Cabe ressaltar que a legislação de recuperação judicial exige a comprovação de regularidade fiscal para a finalização do processo, sendo indispensável a negociação junto ao fisco. Dessa forma, a RJ não apenas facilita o diálogo com credores privados, mas também abre portas para acordos com vantagens mais expressivas e sustentáveis.
Essa abordagem diferenciada reflete uma compreensão mais ampla da função social das empresas. Negócios não são apenas geradores de lucro: eles são peças essenciais da economia, criando empregos, movimentando cadeias produtivas e integrando comunidades. O regime de recuperação judicial, ao incluir possibilidades de transação tributária, reconhece essa realidade e busca equilibrar os interesses do Fisco com a necessidade de sobrevivência e continuidade das organizações.
Ao permitir a transação individual com a União, a recuperação judicial representa uma alternativa poderosa para a reestruturação de empresas.

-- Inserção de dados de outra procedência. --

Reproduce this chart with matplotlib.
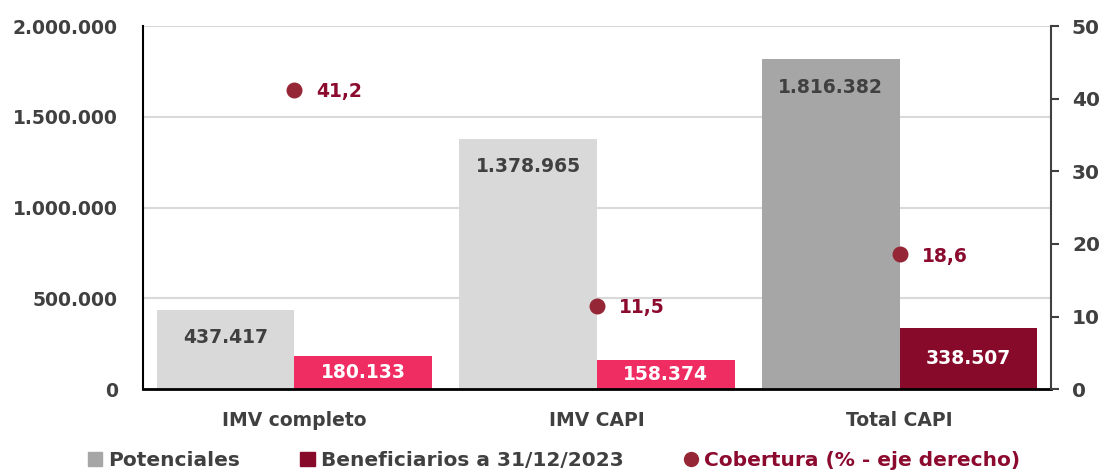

As condições excepcionais para regularização fiscal oferecidas às empresas sob o regime ampliam as perspectivas de recuperação, envolvendo o Estado no projeto de estabilização financeira.
Dessa forma, os empresários que enfrentam dificuldades, ou que querem se antecipar a crises mais graves, devem enxergar a RJ não como um último recurso, mas como uma ferramenta estratégica. É essencial que as empresas busquem orientação jurídica especializada e analisem cuidadosamente os benefícios das condições legais disponíveis para maximizar os resultados do processo de recuperação.
Mais do que renegociar dívidas, a RJ oferece a possibilidade de reorganizar o negócio e buscar equilíbrio com diversos agentes envolvidos. Avaliar seu uso de forma antecipada e o planejar com profundidade e abrangência tendem a ser providências decisivas para evitar o fechamento das portas e garantir um futuro próspero.